América do Sul

Argentina: Presidente eleito Javier Milei promete reformar o Estado

No primeiro dia como presidente eleito, ultralibertário adota transição a conta-gotas, anuncia poucos ministros, planeja privatizações e defende fim do Banco Central. Reunião com Alberto Fernández é adiada

Durante toda a campanha, Javier Milei costumava posar com uma motosserra em mãos — símbolo da promessa de acabar com a casta política. Eleito presidente da Argentina com 55,69% dos votos contra 44,30% para o ministro da Economia peronista, Sergio Massa, o ultralibertário passou o primeiro dia de transição em reuniões com o ex-presidente Mauricio Macri (2015-2019), em ligações telefônicas com chefes de Estado e de governo e em entrevistas a rádios do país. Aos jornalistas, deixou antever as prioridades depois da posse, em 10 de dezembro: destruir a inflação de 140% ao ano em um prazo de 24 meses e reformar o Estado, por meio de privatizações da estatal petrolífera YPF e de meios de comunicação públicos.

"Tudo o que puder estar nas mãos do setor privado estará nas mãos do setor privado", garantiu à rádio Mitre. "Vamos começar primeiro pela reforma do Estado, colocar em caixa as contas públicas muito rapidamente", acrescentou. A dolarização da economia, uma das principais promessas na corrida à Casa Rosada, não será mais uma imposição, ao contrário da eliminação do Banco Central. "O eixo central é fechar o Banco Central. Então, a moeda será aquela que os argentinos escolherem livremente", admitiu.
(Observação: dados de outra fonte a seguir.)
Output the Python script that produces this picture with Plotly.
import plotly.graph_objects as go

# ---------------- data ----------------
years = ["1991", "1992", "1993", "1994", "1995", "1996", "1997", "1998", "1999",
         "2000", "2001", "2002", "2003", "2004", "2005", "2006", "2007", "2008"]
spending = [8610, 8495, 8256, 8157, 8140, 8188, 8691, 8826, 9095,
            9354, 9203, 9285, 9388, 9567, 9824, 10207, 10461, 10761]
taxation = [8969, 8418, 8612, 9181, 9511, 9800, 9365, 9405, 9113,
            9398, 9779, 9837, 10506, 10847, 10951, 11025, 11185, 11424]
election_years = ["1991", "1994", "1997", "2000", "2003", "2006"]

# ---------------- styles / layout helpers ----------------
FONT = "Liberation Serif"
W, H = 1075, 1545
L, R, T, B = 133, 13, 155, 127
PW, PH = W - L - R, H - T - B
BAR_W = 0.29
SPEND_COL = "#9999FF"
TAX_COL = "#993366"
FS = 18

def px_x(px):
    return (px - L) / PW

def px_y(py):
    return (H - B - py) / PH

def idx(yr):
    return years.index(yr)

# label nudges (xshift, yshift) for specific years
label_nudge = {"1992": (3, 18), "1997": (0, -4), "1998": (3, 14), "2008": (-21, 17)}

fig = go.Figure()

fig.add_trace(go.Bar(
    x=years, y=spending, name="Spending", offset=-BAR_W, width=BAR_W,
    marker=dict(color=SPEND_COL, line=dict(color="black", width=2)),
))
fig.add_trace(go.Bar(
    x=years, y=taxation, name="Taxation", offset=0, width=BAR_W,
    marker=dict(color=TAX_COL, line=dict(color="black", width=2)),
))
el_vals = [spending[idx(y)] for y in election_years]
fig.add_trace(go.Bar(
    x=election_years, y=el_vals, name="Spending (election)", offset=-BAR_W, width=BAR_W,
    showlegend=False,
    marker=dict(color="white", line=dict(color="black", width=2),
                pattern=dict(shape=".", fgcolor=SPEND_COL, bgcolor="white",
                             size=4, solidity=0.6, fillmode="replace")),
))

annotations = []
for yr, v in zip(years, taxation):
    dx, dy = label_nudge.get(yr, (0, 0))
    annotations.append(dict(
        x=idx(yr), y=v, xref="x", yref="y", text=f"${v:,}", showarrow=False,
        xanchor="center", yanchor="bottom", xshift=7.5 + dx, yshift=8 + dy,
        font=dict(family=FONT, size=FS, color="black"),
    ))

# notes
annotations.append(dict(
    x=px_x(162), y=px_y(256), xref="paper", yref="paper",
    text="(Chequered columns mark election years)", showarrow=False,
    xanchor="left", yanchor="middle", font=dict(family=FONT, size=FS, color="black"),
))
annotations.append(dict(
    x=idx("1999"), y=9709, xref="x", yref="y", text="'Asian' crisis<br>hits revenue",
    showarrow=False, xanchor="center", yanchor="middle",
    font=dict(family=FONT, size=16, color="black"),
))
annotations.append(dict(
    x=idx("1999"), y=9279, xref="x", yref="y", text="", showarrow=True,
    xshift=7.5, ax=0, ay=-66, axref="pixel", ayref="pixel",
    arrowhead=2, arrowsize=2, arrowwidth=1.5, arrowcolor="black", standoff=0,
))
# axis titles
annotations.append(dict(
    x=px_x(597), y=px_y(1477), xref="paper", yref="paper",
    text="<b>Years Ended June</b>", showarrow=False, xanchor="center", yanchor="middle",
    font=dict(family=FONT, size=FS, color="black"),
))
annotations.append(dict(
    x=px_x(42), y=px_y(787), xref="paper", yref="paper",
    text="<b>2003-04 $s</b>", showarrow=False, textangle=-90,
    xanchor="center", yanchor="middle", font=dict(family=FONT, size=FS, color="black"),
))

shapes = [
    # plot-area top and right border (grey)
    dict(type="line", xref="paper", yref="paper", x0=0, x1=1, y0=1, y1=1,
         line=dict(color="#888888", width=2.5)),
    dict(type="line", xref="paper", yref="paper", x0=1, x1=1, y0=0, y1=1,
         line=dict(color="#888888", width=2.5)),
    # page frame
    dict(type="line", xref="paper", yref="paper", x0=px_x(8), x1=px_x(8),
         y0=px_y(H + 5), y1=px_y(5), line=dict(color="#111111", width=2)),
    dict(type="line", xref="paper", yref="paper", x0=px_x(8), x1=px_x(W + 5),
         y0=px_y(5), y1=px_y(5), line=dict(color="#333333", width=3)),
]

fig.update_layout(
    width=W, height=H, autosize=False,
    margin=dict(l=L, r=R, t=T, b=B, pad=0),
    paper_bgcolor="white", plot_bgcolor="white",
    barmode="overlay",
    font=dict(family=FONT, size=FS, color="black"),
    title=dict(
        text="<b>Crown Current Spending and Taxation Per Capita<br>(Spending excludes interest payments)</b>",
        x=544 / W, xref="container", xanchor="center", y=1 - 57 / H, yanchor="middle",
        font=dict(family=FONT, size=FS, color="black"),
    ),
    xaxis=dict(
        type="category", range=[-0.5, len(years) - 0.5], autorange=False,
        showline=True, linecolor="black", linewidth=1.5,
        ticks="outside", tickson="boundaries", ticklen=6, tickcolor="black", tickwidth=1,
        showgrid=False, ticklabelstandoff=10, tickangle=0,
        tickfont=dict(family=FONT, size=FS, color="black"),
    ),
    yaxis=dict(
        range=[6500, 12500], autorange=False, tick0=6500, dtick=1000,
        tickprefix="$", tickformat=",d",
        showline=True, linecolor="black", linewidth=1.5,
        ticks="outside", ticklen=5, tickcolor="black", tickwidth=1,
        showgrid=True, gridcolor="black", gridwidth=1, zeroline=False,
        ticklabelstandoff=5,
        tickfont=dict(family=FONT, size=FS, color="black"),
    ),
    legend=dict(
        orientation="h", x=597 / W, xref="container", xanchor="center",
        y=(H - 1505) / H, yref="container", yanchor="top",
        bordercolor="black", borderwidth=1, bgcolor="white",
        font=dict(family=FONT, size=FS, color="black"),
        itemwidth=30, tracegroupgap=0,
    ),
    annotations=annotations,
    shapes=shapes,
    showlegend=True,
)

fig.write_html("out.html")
Ainda segundo Milei, "não há espaço para o gradualismo, para a tibieza ou para meias-medidas", ao assinalar que as reformas começarão de imediato. Depois de o líder eleito anunciar os primeiros nomes para o gabinete — o advogado Mariano Cúneo Libarona para o Ministério da Justiça e a economista Diana Mondino para as Relações Exteriores —, o seu partido La Libertad Avanza recuou e avisou que as nomeações somente ocorrerão após a posse.

Pacífico - casa rosada

O jornal La Nación divulgou que Nicolás Posse será o chefe de gabinete, mas poderá ocupar a pasta da Agência Federal de Inteligência (AFI). Durante a campanha, Milei tinha anunciado Sandra Pettovello, graduada em ciências da família, para o cargo de ministra do Capital Humano. Também há fortes indícios de que o Ministério do Interior ficará sob a batuta de Guillermo Francos, articulador da campanha de Milei.
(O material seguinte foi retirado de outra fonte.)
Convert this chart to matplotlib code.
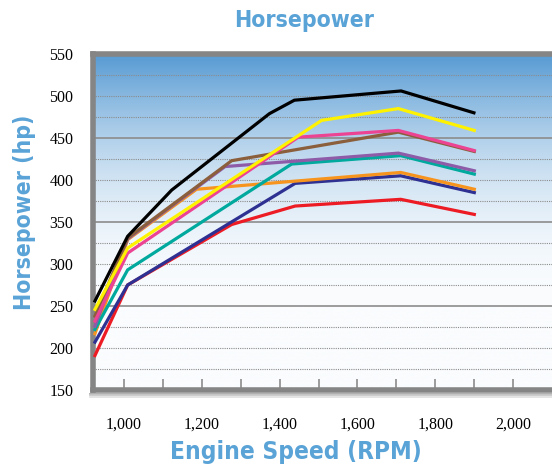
import matplotlib.pyplot as plt
import numpy as np
from matplotlib import font_manager
from matplotlib.font_manager import FontProperties
from matplotlib.lines import Line2D

# series: rpm points and horsepower values
black_rpm = [926, 1010, 1123, 1374, 1438, 1712, 1899]
black_hp = [256, 333, 388, 479, 495, 506, 480]
yellow_rpm = [926, 1010, 1508, 1705, 1900]
yellow_hp = [246, 319, 471, 485, 459]
pink_rpm = [926, 1010, 1448, 1705, 1900]
pink_hp = [232, 313, 451, 459, 435]
brown_rpm = [926, 1010, 1277, 1705, 1900]
brown_hp = [238, 331, 423, 457, 434]
purple_rpm = [926, 1010, 1260, 1705, 1900]
purple_hp = [226, 330, 416, 432, 411]
teal_rpm = [926, 1010, 1431, 1711, 1900]
teal_hp = [222, 293, 419, 429, 407]
orange_rpm = [926, 1010, 1187, 1711, 1900]
orange_hp = [217, 329, 389, 409, 389]
navy_rpm = [926, 1010, 1440, 1711, 1900]
navy_hp = [207, 275, 396, 405, 385]
red_rpm = [926, 1010, 1277, 1440, 1711, 1900]
red_hp = [191, 275, 347, 369, 377, 359]

series = [
    (red_rpm, red_hp, '#ED1C24'),
    (navy_rpm, navy_hp, '#2E3192'),
    (orange_rpm, orange_hp, '#F7941D'),
    (teal_rpm, teal_hp, '#00A99D'),
    (purple_rpm, purple_hp, '#8E5BA8'),
    (brown_rpm, brown_hp, '#8B5E3C'),
    (pink_rpm, pink_hp, '#EC4393'),
    (yellow_rpm, yellow_hp, '#FFF200'),
    (black_rpm, black_hp, '#000000'),
]

x_ticks = [1000, 1200, 1400, 1600, 1800, 2000]
x_labels = ['1,000', '1,200', '1,400', '1,600', '1,800', '2,000']
y_ticks = [150, 200, 250, 300, 350, 400, 450, 500, 550]

blue = '#5AA3D7'
num_font = 'Liberation Serif'


# pick the narrowest bold sans that is installed
def pick_condensed():
    order = {'ultra-condensed': 0, 'extra-condensed': 1, 'condensed': 2,
             'semi-condensed': 3, 'normal': 4}
    best = None
    for fe in font_manager.fontManager.ttflist:
        if fe.name not in ('Noto Sans', 'Open Sans', 'Roboto', 'DejaVu Sans',
                           'DejaVu Sans Condensed', 'Lato', 'Inter',
                           'Liberation Sans Narrow', 'Roboto Condensed',
                           'Open Sans Condensed'):
            continue
        w = fe.weight if isinstance(fe.weight, int) else {'bold': 700}.get(fe.weight, 400)
        if w < 600 or 'Italic' in fe.fname or fe.style != 'normal':
            continue
        st = fe.stretch
        if isinstance(st, int):
            rank = st / 125
        else:
            rank = order.get(st, 4)
        if 'Condensed' in fe.name or 'Narrow' in fe.name:
            rank = min(rank, 2)
        key = (rank, abs(w - 700))
        if best is None or key < best[0]:
            best = (key, fe.fname)
    return best[1] if best else None


head_path = pick_condensed()

fig = plt.figure(figsize=(5.52, 4.68), dpi=100)
ax = fig.add_axes([93 / 552, 1 - 390 / 468, (560 - 93) / 552, (390 - 54) / 468])
x0, x1 = 921, 2120
ax.set_xlim(x0, x1)
ax.set_ylim(150, 550)

# blue to white background
t = np.clip((550 - np.linspace(550, 150, 400)) / 300, 0, 1)
f = 1 - (1 - t) ** 2
top = np.array([86, 154, 211]) / 255
bot = np.array([250, 252, 254]) / 255
grad = top[None, :] + (bot - top)[None, :] * f[:, None]
ax.imshow(grad[:, None, :], extent=[x0, x1, 150, 550], aspect='auto', zorder=0)

for v in range(175, 550, 25):
    if (v - 150) % 100 == 0:
        ax.axhline(v, color='#8c8c8c', lw=1.2, zorder=1)
    else:
        ax.axhline(v, color='#8c8c8c', lw=0.8, ls=(0, (1, 1)), zorder=1)

for i, (xs, ys, c) in enumerate(series):
    ax.plot(xs, ys, color=c, lw=2.3, zorder=3 + i, solid_joinstyle='miter')

for s in ax.spines.values():
    s.set_color('#858585')
    s.set_linewidth(4)

# soft shadow under the frame
for k, col in enumerate(['#a8a8a8', '#c8c8c8', '#e2e2e2']):
    yy = 1 - (393.5 + k * 1.6) / 468
    fig.add_artist(Line2D([90 / 552, 1], [yy, yy], color=col, lw=1.3,
                          transform=fig.transFigure))

ax.set_xticks(x_ticks)
ax.set_xticklabels(x_labels, fontfamily=num_font, fontsize=11.5)
ax.set_xticks(range(1100, 2100, 200), minor=True)
ax.tick_params(axis='x', which='both', direction='in', length=8, width=1.2,
               color='#8c8c8c', pad=19)
ax.set_yticks(y_ticks)
ax.set_yticklabels([str(v) for v in y_ticks], fontfamily=num_font, fontsize=11.5)
ax.tick_params(axis='y', length=0, pad=14)


def head(x, y, s, span, rot=0):
    if head_path:
        fp = FontProperties(fname=head_path, size=20)
    else:
        fp = FontProperties(family='DejaVu Sans', weight='bold', size=20)
    txt = fig.text(x / 552, 1 - y / 468, s, color=blue, fontproperties=fp,
                   ha='center', va='center', rotation=rot)
    r = fig.canvas.get_renderer()
    bb = txt.get_window_extent(r)
    size = bb.height if rot else bb.width
    fp.set_size(min(22, 20 * span / size))
    txt.set_fontproperties(fp)
    return txt


# the original face is narrower than anything installed, so let the
# headings run a bit wider to keep their height closer
head(304, 21, 'Horsepower', 140)
head(25, 212, 'Horsepower (hp)', 195, rot=90)
head(296, 452, 'Engine Speed (RPM)', 252)

fig.savefig('out.png', dpi=100)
Havia a expectativa de que Milei e o presidente peronista, Alberto Fernández, se reunissem ontem, para dar início à transição formal. No entanto, o encontro foi adiado, ainda sem nova data. O primeiro comunicado oficial do "Escritório do Presidente Eleito" descartou a oficialização de nomes antes de 10 de dezembro e negou que esteja prevista uma reunião entre Milei e o atual mandatário. "O Presidente Eleito ratificou o desejo de trabalhar na defesa da democracia e do livre-comércio com todos os países do mundo", afirma o texto. "Até 10 de dezembro, o presidente Alberto Fernández e o ministro da Economia, Sergio Massa, são os responsáveis constitucionais pela situação dos argentinos", reitera o documento.

No discurso de vitória, na noite de domingo, Milei deixou de lado o candidato que prometeu desafiar o sistema e trocou a retórica feroz, que lhe valeu o apelido de "leão", pela moderação. Adotou a postura de presidente e até citou uma frase do general Juan Domingo Perón, que governou o país por três mandatos, entre as décadas de 1940 e 1970.

"Foi uma tentativa clara de se mostrar como líder de governo", disse ao Correio Damian Deglauve, analista da DED Consultoria Política (em Buenos Aires), que vê a inflação e a dolarização como temas centrais. "A Argentina é o terceiro país com mais dólares fora de circulação, aqui dizemos 'debaixo do colchão'. É preciso muita confiança para que essas cédulas voltem às ruas. É muito difícil obter dólares sem contrair empréstimos e forçar uma recessão", advertiu. Para Deglauve, se Milei conseguir um rápido êxito em suas medidas, a Argentina estará diante de uma nova era política. "Se a crise econômica não for rapidamente revertida e o poder aquisitivo piorar muito, estarmos em uma grave zona de conflito."

Medidas ambiciosas

Especialista em opinião pública em comunicação de governo, Carlos Fara explicou à reportagem que as privatizações da YPF e dos meios de comunicação públicos, e a entrega da Aerolineas aos funcionários, parecem medidas "muito ambiciosas", que dependem da aprovação pelo Congresso. "Acredito que, efetivamente, Milei tentará priorizar temas imprescindíveis para não entrar em choque rapidamente com a oposição e não fracassar nas iniciativas de governo no Legislativo", avaliou. Ao ser questionado, ontem, por um jornalista sobre o que se pode esperar do governo Milei, Macri respondeu: "Tranquilidade". Fara vê uma nítida preocupação da equipe do ultralibertário em transmitir uma preocupação pela moderação.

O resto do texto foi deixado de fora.